Today’s break below last week’s 95.10 low reinforces our major peak/reversal-threat count introduced in 17-Jun’s Technical Webcast and leaves Fri’s 105.24 high in its wake as the latest smaller-degree corrective high this market is now minimally required to recoup to defer or threaten this bearish call. Per such, we’re defining 105.24 as our new short-term risk parameter from which shorter-term traders can objectively base a continued or resumed bearish policy and exposure.
On both a daily log high-low basis above and log close-only basis below, the market is pressuring the pivotal lower boundary of the range that has constrained it for the past four months. During this span, we’ve discussed the correction-vs-reversal debate, dilemma and challenge that commonly follows the end or interruption of a major uptrend. Since mid-Jun, we’ve tilted towards the peak/reversal count for sentiment, momentum and wave reasons we’ll detail below. But suffice it here to say that this market is on the brink of its next reinforcing evidence of a major peak/reversal count with a close below the 95.18 threshold defined by BOTH 11-Apr’s low close and 15-Mar’s low close and/or a break below 11-Apr’s 92.93 intra-day low.

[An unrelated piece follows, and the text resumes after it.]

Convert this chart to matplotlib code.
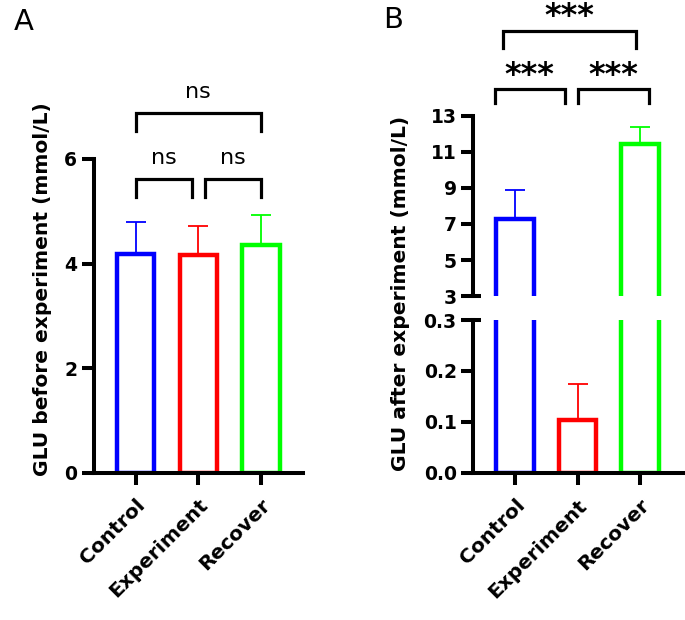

Now even if the market breaks these obviously pivotal levels, the price action down from 07-Mar’s 130.50 intra-day high and/or 08-Jun’s 122.41 high daily close would still fall within the bounds of a major bull market correction given the magnitude of the 26-month secular bull trend. BUT IF this is the case, and the decline from 29-Jun’s 114.05 intra-day high or 28-Jun’s 111.84 high close is the completing C-Wave to a massive bull market correction, then this market needs to bottom out in the immediate future and start proving sustained, trendy, impulsive behavior higher. Because if the decline from that late-Jun high isn’t the completing c-Wave to a correction, it’s the dramatic 3rd-wave of a reversal lower that could start to produce steep, protracted, even relentless losses straight away.
Indeed, from a Fibonacci progression standpoint detailed below, the market is currently flirting with the (95.05) 1.000 progression of mid-Jun’s initial 122.41 – 104.03 decline taken from 28-Jun’s 111.84 high. This is the area we would expect the market to contain the c-Wave of a bull market correction. The 1.618 progression of mid-Jun’s initial decline doesn’t cut across until the 85.96-area. If the decline from the late-Jun high is the dramatic 3rd-Wave of a major peak/reversal count, we would expect to see sustained, trendy, impulsive and increasingly obvious behavior south. And as the equity markets have already forecast a major hiccup to the US and global economies, many other markets like nat gas, cotton, copper, silver, soybean oil, canola, wheat and lumber have seen massive reversals lower. It is our technical opinion that until and unless arrested by a recovery above at least 105.24 and preferably 114.05, crude oil (and the rest of the energy complex) is the next major peak/reversal shoe to drop.
On an even broader basis, the weekly log close-only chart below shows the elements typical of a major peak/reversal-threat environment:
- (on the verge of) a bearish divergence in WEEKLY momentum below 08-Apr’s 97.90 larger-degree corrective low close
- historically frothy sentiment/contrary opinion levels
- an arguably complete 5-wave Elliott sequence up from Aug’21’s 61.86 low
arguably complete and massive 3-wave Elliott sequence up from Apr’20’s
- where the suspected C-Wave from 61.86 spanned a virtually identical length 9i.e. 1.000 progression) to Apr’20 – Jun’21’s initial 17.18 – 75.19 rally
These issues considered, a bearish policy and exposure remain advised with a recovery above 105.24 required for shorter-term traders to move to the sidelines and for longer-term commercial players to pare exposure to more conservative levels. In lieu of such strength, further and possibly steep, protracted losses should not surprise, especially following a close below 95.18 and/or an intra-day break below 92.93.